Exercise task:
Retype all material exactly. Pictures stay out of the copy.
─── Dataset excerpt ───
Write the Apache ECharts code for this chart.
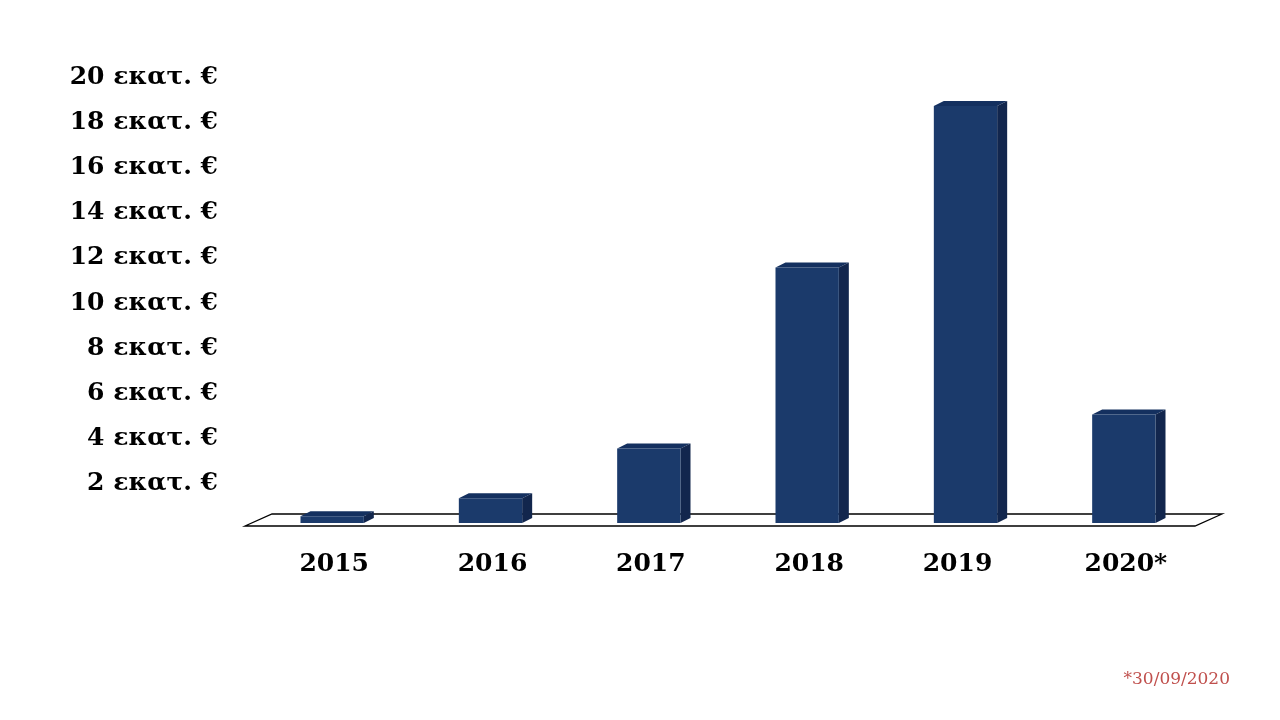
<!DOCTYPE html>
<html><head><meta charset="utf-8">
<style>html,body{margin:0;padding:0;background:#fff}#c{width:1280px;height:720px}</style>
<script src="https://cdn.jsdelivr.net/npm/echarts@6/dist/echarts.min.js"></script>
</head><body><div id="c"></div>
<script>
const categories = ['2015','2016','2017','2018','2019','2020*'];
const values = [0.3,1.1,3.3,11.3,18.45,4.8];
const unit = ' εκατ. €';
const footnote = '*30/09/2020';
const FONT = '"DejaVu Serif", serif';
const DX = 10, DY = 5;
const chart = echarts.init(document.getElementById('c'), null, {renderer:'canvas'});
chart.setOption({
  animation:false,
  backgroundColor:'#fff',
  title:{text:footnote,right:45,top:666,textStyle:{fontFamily:FONT,fontSize:17,fontWeight:'normal',color:'#c0504d'}},
  grid:{left:253,width:950,top:71,height:452},
  xAxis:{type:'category',data:categories,
    axisLine:{show:false},axisTick:{show:false},
    axisLabel:{margin:29,interval:0,fontFamily:FONT,fontWeight:'bold',fontSize:25,color:'#000',
      formatter:v=>v==='2019'?'{s|'+v+'}':'{n|'+v+'}',
      rich:{
        n:{fontFamily:FONT,fontWeight:'bold',fontSize:25,color:'#000',padding:[0,0,0,4]},
        s:{fontFamily:FONT,fontWeight:'bold',fontSize:25,color:'#000',padding:[0,16,0,0]}
      }}},
  yAxis:{type:'value',min:0,max:20,interval:2,
    axisLine:{show:false},axisTick:{show:false},splitLine:{show:false},
    axisLabel:{margin:35,verticalAlign:'top',lineHeight:12,fontFamily:FONT,fontWeight:'bold',fontSize:25,color:'#000',
      formatter:v=>v===0?'':v+unit}},
  series:[
    {type:'custom',z:1,silent:true,data:[[0,0]],
     renderItem:(p,api)=>{
       const c=p.coordSys, y=c.y+c.height, l=c.x, r=c.x+c.width;
       return {type:'polygon',shape:{points:[[l-8,y+3],[r-8,y+3],[r+19,y-9],[l+19,y-9]]},
         style:{fill:'#fff',stroke:'#000',lineWidth:1.3}};
     }},
    {type:'custom',z:2,silent:true,data:values.map((v,i)=>[i,v]),
     renderItem:(p,api)=>{
       const top=api.coord([api.value(0),api.value(1)]);
       const base=api.coord([api.value(0),0]);
       const w=api.size([1,0])[0]*0.4;
       const x0=top[0]-w/2,x1=top[0]+w/2,y0=top[1],y1=base[1];
       return {type:'group',children:[
         {type:'polygon',shape:{points:[[x0,y0],[x1,y0],[x1+DX,y0-DY],[x0+DX,y0-DY]]},style:{fill:'#14305f'}},
         {type:'polygon',shape:{points:[[x1,y0],[x1+DX,y0-DY],[x1+DX,y1-DY],[x1,y1]]},style:{fill:'#12264d'}},
         {type:'rect',shape:{x:x0,y:y0,width:w,height:y1-y0},style:{fill:'#1b3a6b'}}
       ]};
     }}
  ]
});
</script></body></html>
───
Worked solution:
Write the Apache ECharts code for this chart.
<!DOCTYPE html>
<html><head><meta charset="utf-8">
<style>html,body{margin:0;padding:0;background:#fff}#c{width:1280px;height:720px}</style>
<script src="https://cdn.jsdelivr.net/npm/echarts@6/dist/echarts.min.js"></script>
</head><body><div id="c"></div>
<script>
const categories = ['2015','2016','2017','2018','2019','2020*'];
const values = [0.3,1.1,3.3,11.3,18.45,4.8];
const unit = ' εκατ. €';
const footnote = '*30/09/2020';
const FONT = '"DejaVu Serif", serif';
const DX = 10, DY = 5;
const chart = echarts.init(document.getElementById('c'), null, {renderer:'canvas'});
chart.setOption({
  animation:false,
  backgroundColor:'#fff',
  title:{text:footnote,right:45,top:666,textStyle:{fontFamily:FONT,fontSize:17,fontWeight:'normal',color:'#c0504d'}},
  grid:{left:253,width:950,top:71,height:452},
  xAxis:{type:'category',data:categories,
    axisLine:{show:false},axisTick:{show:false},
    axisLabel:{margin:29,interval:0,fontFamily:FONT,fontWeight:'bold',fontSize:25,color:'#000',
      formatter:v=>v==='2019'?'{s|'+v+'}':'{n|'+v+'}',
      rich:{
        n:{fontFamily:FONT,fontWeight:'bold',fontSize:25,color:'#000',padding:[0,0,0,4]},
        s:{fontFamily:FONT,fontWeight:'bold',fontSize:25,color:'#000',padding:[0,16,0,0]}
      }}},
  yAxis:{type:'value',min:0,max:20,interval:2,
    axisLine:{show:false},axisTick:{show:false},splitLine:{show:false},
    axisLabel:{margin:35,verticalAlign:'top',lineHeight:12,fontFamily:FONT,fontWeight:'bold',fontSize:25,color:'#000',
      formatter:v=>v===0?'':v+unit}},
  series:[
    {type:'custom',z:1,silent:true,data:[[0,0]],
     renderItem:(p,api)=>{
       const c=p.coordSys, y=c.y+c.height, l=c.x, r=c.x+c.width;
       return {type:'polygon',shape:{points:[[l-8,y+3],[r-8,y+3],[r+19,y-9],[l+19,y-9]]},
         style:{fill:'#fff',stroke:'#000',lineWidth:1.3}};
     }},
    {type:'custom',z:2,silent:true,data:values.map((v,i)=>[i,v]),
     renderItem:(p,api)=>{
       const top=api.coord([api.value(0),api.value(1)]);
       const base=api.coord([api.value(0),0]);
       const w=api.size([1,0])[0]*0.4;
       const x0=top[0]-w/2,x1=top[0]+w/2,y0=top[1],y1=base[1];
       return {type:'group',children:[
         {type:'polygon',shape:{points:[[x0,y0],[x1,y0],[x1+DX,y0-DY],[x0+DX,y0-DY]]},style:{fill:'#14305f'}},
         {type:'polygon',shape:{points:[[x1,y0],[x1+DX,y0-DY],[x1+DX,y1-DY],[x1,y1]]},style:{fill:'#12264d'}},
         {type:'rect',shape:{x:x0,y:y0,width:w,height:y1-y0},style:{fill:'#1b3a6b'}}
       ]};
     }}
  ]
});
</script></body></html>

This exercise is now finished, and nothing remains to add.